SeaBird Exploration: approved prospectus for private placement and subsequent offering
NOT FOR RELEASE, PUBLICATION OR DISTRIBUTION, IN WHOLE OR IN PART DIRECTLY OR INDIRECTLY, IN AUSTRALIA, CANADA, JAPAN, SWITZERLAND, HONG KONG OR THE UNITED STATES OR ANY OTHER JURISDICTION IN WHICH THE RELEASE, PUBLICATION OR DISTRIBUTION WOULD BE UNLAWFUL. THIS ANNOUNCEMENT DOES NOT CONSTITUTE AN OFFER OF ANY OF THE SECURITIES DESCRIBED HEREIN.
(Oslo, 5 July 2018) Reference is made to the stock exchange release from SeaBird Exploration PLC ("SeaBird" or the "Company") published on 24 May 2018 regarding the successful completion of a private placement of 937,500,000 new shares in the Company (the "Private Placement") and a potential subsequent repair offering of up to 156,250,000 new shares in the Company (the "Subsequent Offering"). The Norwegian Financial Supervisory Authority has approved the prospectus of the Company dated 5 July 2018 (the "Prospectus") related to the Private Placement and the Subsequent Offering and listing of up to 156,250,000 new shares (the "Offer Shares"), each with a par value of USD 0.001. The Private Placement shares will be listed and tradeable tomorrow 6 July 2018.
The Prospectus can be obtained electronically by downloading it from www.sbexp.com, www.abgsc.no and www.sb1markets.no, or by contacting ABG Sundal Collier or Sparebank 1 Markets (the "Managers"). In the Subsequent Offering, the Company will, subject to applicable securities laws, grant rights to subscribe for Offer Shares to shareholders in the Company as of close of trading on 24 May 2018 as registered in the Norwegian Central Securities Depository (the "VPS") on 28 May 2018 (the "Record Date") who did not participate in the Private Placement, and who are not resident in a jurisdiction where such offering would be unlawful or (for jurisdictions other than Norway) would require any prospectus, filing, registration or similar action ("Eligible Shareholders").
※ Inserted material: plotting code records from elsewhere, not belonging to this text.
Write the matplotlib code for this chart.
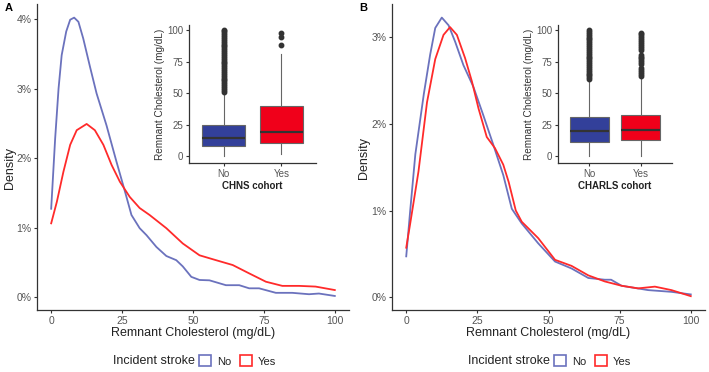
"""
Density of remnant cholesterol by incident stroke, CHNS vs CHARLS,
with an inset box plot for each cohort.
"""

import matplotlib
matplotlib.use("Agg")
import matplotlib.pyplot as plt
import matplotlib.patches as mpatches
from matplotlib.ticker import FuncFormatter

plt.rcParams["font.family"] = ["Liberation Sans", "DejaVu Sans"]

BLUE_LINE = "#6b72bd"
RED_LINE = "#ff2a2a"
BLUE_FILL = "#33409a"
RED_FILL = "#f0001a"
TICK_GREY = "#555555"

# ─── Density curves (x in mg/dL, y in %) ─────────────────────────────────────

a_no_x = [0, 1.4, 2.6, 3.7, 5.3, 6.7, 8.1, 9.6, 11.3, 13.7, 16.0, 19.5, 23.0, 26.0,
          28.3, 31.2, 33.6, 37.1, 40.6, 44.1, 46.4, 49.4, 52.3, 55.8, 61.6, 66.3,
          69.8, 73.3, 79.2, 85, 90.9, 94.4, 100]
a_no_y = [1.27, 2.28, 3.00, 3.48, 3.82, 3.99, 4.02, 3.96, 3.72, 3.31, 2.93, 2.47,
          1.95, 1.52, 1.18, 0.99, 0.89, 0.72, 0.59, 0.53, 0.44, 0.29, 0.245, 0.24,
          0.17, 0.17, 0.125, 0.125, 0.06, 0.06, 0.04, 0.05, 0.015]

a_yes_x = [0, 2.0, 4.3, 6.7, 9.0, 12.5, 15.4, 18.4, 21.3, 24.2, 27.7, 31.2, 34.7,
           40.6, 46.4, 52.3, 58.1, 64, 69.8, 75.7, 81.5, 87.4, 93.2, 100]
a_yes_y = [1.06, 1.37, 1.80, 2.19, 2.40, 2.49, 2.40, 2.19, 1.90, 1.66, 1.44, 1.28,
           1.18, 0.99, 0.77, 0.60, 0.53, 0.46, 0.34, 0.22, 0.16, 0.16, 0.15, 0.10]

b_no_x = [0, 1.4, 3.2, 6.2, 8.4, 10.2, 12.5, 14.9, 17.2, 20.1, 23.6, 27.1, 30.6,
          34.1, 37.1, 40.6, 46.4, 52.3, 58.1, 64, 69.8, 72, 75.7, 85, 93.2, 100]
b_no_y = [0.47, 1.00, 1.65, 2.35, 2.80, 3.11, 3.23, 3.14, 2.95, 2.68, 2.43, 2.10,
          1.76, 1.41, 1.02, 0.85, 0.62, 0.41, 0.33, 0.22, 0.20, 0.20, 0.13, 0.08,
          0.06, 0.03]

b_yes_x = [0, 1.4, 4.3, 7.3, 10.2, 13.1, 15.4, 17.8, 20.7, 23.1, 25.4, 28.3, 31.2,
           34.1, 36.0, 38.5, 40.6, 46.4, 52.3, 58.1, 64, 69.8, 75.7, 81.5, 87.4,
           93.2, 100]
b_yes_y = [0.57, 0.85, 1.45, 2.25, 2.75, 3.03, 3.12, 3.03, 2.76, 2.49, 2.18, 1.85,
           1.72, 1.53, 1.33, 1.00, 0.87, 0.68, 0.43, 0.36, 0.25, 0.18, 0.13, 0.10,
           0.12, 0.08, 0.01]

# ─── Box plot summaries (mg/dL) ──────────────────────────────────────────────

box_groups = ["No", "Yes"]

chns_q1 = [7.7, 10.3]
chns_med = [14.3, 19.0]
chns_q3 = [24.3, 39.7]
chns_lo = [0, 1.9]
chns_hi = [50.8, 81.2]
chns_no_out = [51, 52.5, 54, 55.5, 57, 58.5, 60, 61.5, 63, 64.5, 66, 67.5, 69, 70.5,
               72, 73.5, 75, 76.5, 78, 79.5, 81, 82.5, 84, 85.5, 87, 88.5, 90, 91.5,
               93, 94.5, 96, 97.5, 99, 100]
chns_yes_out = [88.4, 94.4, 97.6]

charls_q1 = [11.1, 12.5]
charls_med = [19.9, 20.7]
charls_q3 = [31.0, 32.6]
charls_lo = [0, 0]
charls_hi = [60.5, 63.1]
charls_no_out = [61, 62.5, 64, 65.5, 67, 68.5, 70, 71.5, 73, 74.5, 76, 77.5, 79,
                 80.5, 82, 83.5, 85, 86.5, 88, 89.5, 91, 92.5, 94, 95.5, 97, 98.5, 100]
charls_yes_out = [63.5, 65, 66.5, 68, 69.5, 73, 74.5, 76, 77.5, 79, 80.5, 84.5, 86,
                  87.5, 89, 90.5, 92, 93.5, 95, 96.5, 97.5]

x_ticks = [0, 25, 50, 75, 100]


def style_axis(ax, size):
    for side in ("top", "right"):
        ax.spines[side].set_visible(False)
    for side in ("left", "bottom"):
        ax.spines[side].set_color("#333333")
        ax.spines[side].set_linewidth(0.9)
    ax.tick_params(colors="#333333", labelcolor=TICK_GREY, labelsize=size,
                   length=2.5, width=0.8, pad=1.5)


def draw_density(ax, no_x, no_y, yes_x, yes_y, ylim, yticks):
    ax.plot(no_x, no_y, color=BLUE_LINE, lw=1.3, solid_joinstyle="round")
    ax.plot(yes_x, yes_y, color=RED_LINE, lw=1.3, solid_joinstyle="round")
    ax.set_xlim(-5, 105)
    ax.set_ylim(*ylim)
    ax.set_xticks(x_ticks)
    ax.set_yticks(yticks)
    ax.yaxis.set_major_formatter(FuncFormatter(lambda v, _: f"{v:.0f}%"))
    style_axis(ax, 7.5)


def draw_inset(ax, q1, med, q3, lo, hi, fliers, title):
    stats = []
    for i, name in enumerate(box_groups):
        stats.append({"label": name, "q1": q1[i], "med": med[i], "q3": q3[i],
                      "whislo": lo[i], "whishi": hi[i], "fliers": fliers[i]})
    bp = ax.bxp(stats, positions=[1, 2], widths=0.75, patch_artist=True,
                showcaps=False,
                boxprops=dict(edgecolor="#666666", linewidth=0.8),
                whiskerprops=dict(color="#666666", linewidth=0.8),
                medianprops=dict(color="#333333", linewidth=1.6),
                flierprops=dict(marker="o", markersize=3.2,
                                markerfacecolor="#333333",
                                markeredgecolor="#333333"))
    for patch, fc in zip(bp["boxes"], [BLUE_FILL, RED_FILL]):
        patch.set_facecolor(fc)
    ax.set_xlim(0.4, 2.6)
    ax.set_ylim(-5.5, 104)
    ax.set_yticks(x_ticks)
    style_axis(ax, 7)
    ax.set_ylabel("Remnant Cholesterol (mg/dL)", fontsize=7.2, color="#333333",
                  labelpad=2)
    ax.set_xlabel(title, fontsize=7, fontweight="bold", color="#222222",
                  labelpad=1.5)


fig = plt.figure(figsize=(7.09, 3.72), dpi=100)

ax_a = fig.add_axes([37 / 709, 62 / 372, 312 / 709, 306 / 372])
ax_b = fig.add_axes([392 / 709, 62 / 372, 313 / 709, 306 / 372])
in_a = fig.add_axes([189 / 709, 209 / 372, 127 / 709, 138 / 372])
in_b = fig.add_axes([558 / 709, 209 / 372, 114 / 709, 138 / 372])

draw_density(ax_a, a_no_x, a_no_y, a_yes_x, a_yes_y, (-0.187, 4.216), [0, 1, 2, 3, 4])
draw_density(ax_b, b_no_x, b_no_y, b_yes_x, b_yes_y, (-0.150, 3.387), [0, 1, 2, 3])

draw_inset(in_a, chns_q1, chns_med, chns_q3, chns_lo, chns_hi,
           [chns_no_out, chns_yes_out], "CHNS cohort")
draw_inset(in_b, charls_q1, charls_med, charls_q3, charls_lo, charls_hi,
           [charls_no_out, charls_yes_out], "CHARLS cohort")

# titles, labels and legends drawn per panel
for ax, letter, lx, dens_y in [(ax_a, "A", 5, 168), (ax_b, "B", 359, 158)]:
    x0 = ax.get_position().x0 * 709
    x1 = ax.get_position().x1 * 709
    fig.text(lx / 709, 1 - 8 / 372, letter, fontsize=8, fontweight="bold",
             ha="left", va="center")
    fig.text((lx + 5) / 709, 1 - dens_y / 372, "Density", rotation=90,
             fontsize=9, color="#222222", ha="center", va="center")
    fig.text((x0 + x1) / 2 / 709, 1 - 333 / 372, "Remnant Cholesterol (mg/dL)",
             fontsize=9, color="#222222", ha="center", va="center")
    fig.text((x0 + 76) / 709, 1 - 361 / 372, "Incident stroke", fontsize=9,
             color="#222222", ha="left", va="center")
    handles = [mpatches.Patch(facecolor="white", edgecolor=BLUE_LINE, lw=1.2,
                              label="No"),
               mpatches.Patch(facecolor="white", edgecolor=RED_LINE, lw=1.2,
                              label="Yes")]
    fig.legend(handles=handles, ncol=2, frameon=False, fontsize=8,
               loc="center left",
               bbox_to_anchor=((x0 + 162) / 709, 1 - 361 / 372),
               handlelength=1.1, handleheight=1.1, handletextpad=0.5,
               columnspacing=0.8, borderpad=0, borderaxespad=0,
               labelcolor="#222222")

fig.savefig("out.png", dpi=100)
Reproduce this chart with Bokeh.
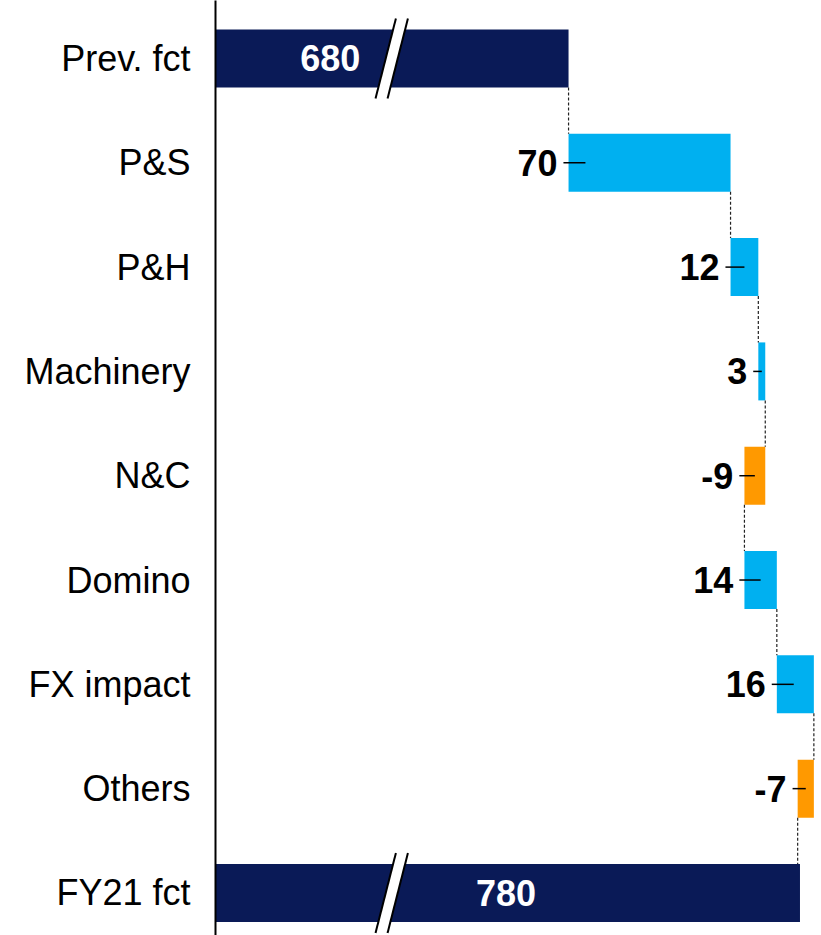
from bokeh.plotting import figure
from bokeh.models import Range1d, FixedTicker, ColumnDataSource, LinearAxis
from bokeh.embed import file_html
from bokeh.resources import INLINE
from bokeh.core.properties import value

# ---- data ----
categories = ["Prev. fct", "P&S", "P&H", "Machinery", "N&C", "Domino", "FX impact", "Others", "FY21 fct"]
start_total = 680
deltas = [70, 12, 3, -9, 14, 16, -7]
end_total = 780

NAVY = "#0A1A57"
BLUE = "#00B0F0"
ORANGE = "#FF9900"
FONT = "Liberation Sans"
BAR_H = 0.556

# ---- build geometry from data ----
n = len(categories)
ys = list(range(n))
lefts, rights, colors = [0], [start_total], [NAVY]
run = start_total
running = [start_total]
for d in deltas:
    new = run + d
    lefts.append(min(run, new))
    rights.append(max(run, new))
    colors.append(BLUE if d >= 0 else ORANGE)
    run = new
    running.append(run)
lefts.append(0)
rights.append(end_total)
colors.append(NAVY)
running.append(end_total)

x0 = 527.45
p = figure(width=821, height=935,
           x_range=Range1d(x0, 789.3), y_range=Range1d(8.408, -0.556),
           output_backend="svg", toolbar_location=None,
           x_axis_location=None, y_axis_location=None,
           min_border_left=215, min_border_right=0, min_border_top=0, min_border_bottom=0)
p.outline_line_color = None
p.xgrid.visible = False
p.ygrid.visible = False
p.background_fill_color = "white"

src = ColumnDataSource(dict(y=ys, left=[max(l, x0) for l in lefts], right=rights, color=colors))
p.hbar(y="y", left="left", right="right", height=BAR_H, fill_color="color", line_color=None, source=src)

# connectors
cx, cy = [], []
for i in range(n - 1):
    xv = running[i]
    cx.append([xv, xv])
    cy.append([i + BAR_H / 2, i + 1 - BAR_H / 2])
p.multi_line(cx, cy, line_color="#222222", line_width=1.2, line_dash="3 2")

# delta labels with leader ticks
lx, ly, lt, tx, ty = [], [], [], [], []
for k, d in enumerate(deltas):
    i = k + 1
    left = lefts[i]
    width = rights[i] - lefts[i]
    lx.append(left - 2.2)
    ly.append(i)
    lt.append(str(d))
    tx.append([left - 2.2, left + min(width / 2, 7.3)])
    ty.append([i, i])
p.multi_line(tx, ty, line_color="black", line_width=1.5)
p.text(x=lx, y=ly, text=lt, x_offset=-6, text_align="right", text_baseline="middle",
       text_font=value(FONT), text_font_size="36px", text_font_style="bold", text_color="black")

# total labels
p.text(x=[start_total - 103, end_total - 127], y=[0, n - 1],
       text=[str(start_total), str(end_total)], text_align="center", text_baseline="middle",
       text_font=value(FONT), text_font_size="36px", text_font_style="bold", text_color="white")

# axis breaks on total bars
bx0, bx1, gap = 596.6, 605.4, 5.2
ext = BAR_H / 2 + 0.105
for yc in [0, n - 1]:
    p.patch([bx0, bx0 + gap, bx1 + gap, bx1], [yc + ext, yc + ext, yc - ext, yc - ext],
            fill_color="white", line_color=None)
    p.multi_line([[bx0, bx1], [bx0 + gap, bx1 + gap]], [[yc + ext, yc - ext], [yc + ext, yc - ext]],
                 line_color="black", line_width=2)

# category axis
ax = LinearAxis(ticker=FixedTicker(ticks=ys),
                major_label_overrides={i: c for i, c in enumerate(categories)})
ax.major_tick_line_color = None
ax.minor_tick_line_color = None
ax.axis_line_color = "black"
ax.axis_line_width = 2
ax.major_label_standoff = 19
ax.major_label_text_font = FONT
ax.major_label_text_font_size = "36px"
ax.major_label_text_color = "black"
p.add_layout(ax, "left")

open("out.html", "w").write(file_html(p, INLINE))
The subscription period in the Subsequent Offering commences on 1 August 2018 and will end on 15 August 2018 at 12:00 CET (the "Subscription Period"). Subscription Rights not used to subscribe for Offer Shares prior to 12:00 CET on 15 August 2018 will lapse without compensations to the holder and consequently be of no value. The subscription price in the Subsequent Offering is NOK 0.16 per Offer Share, which is the equal to the subscription price in the Private Placement. Reference is made to the Prospectus for further information about the Subsequent Offering.
ABG Sundal Collier and Sparebank 1 Markets acted as joint bookrunners in the Private Placement and the Subsequent Offering. Advokatfirmaet Schjødt AS acted as Norwegian legal counsel to the Company.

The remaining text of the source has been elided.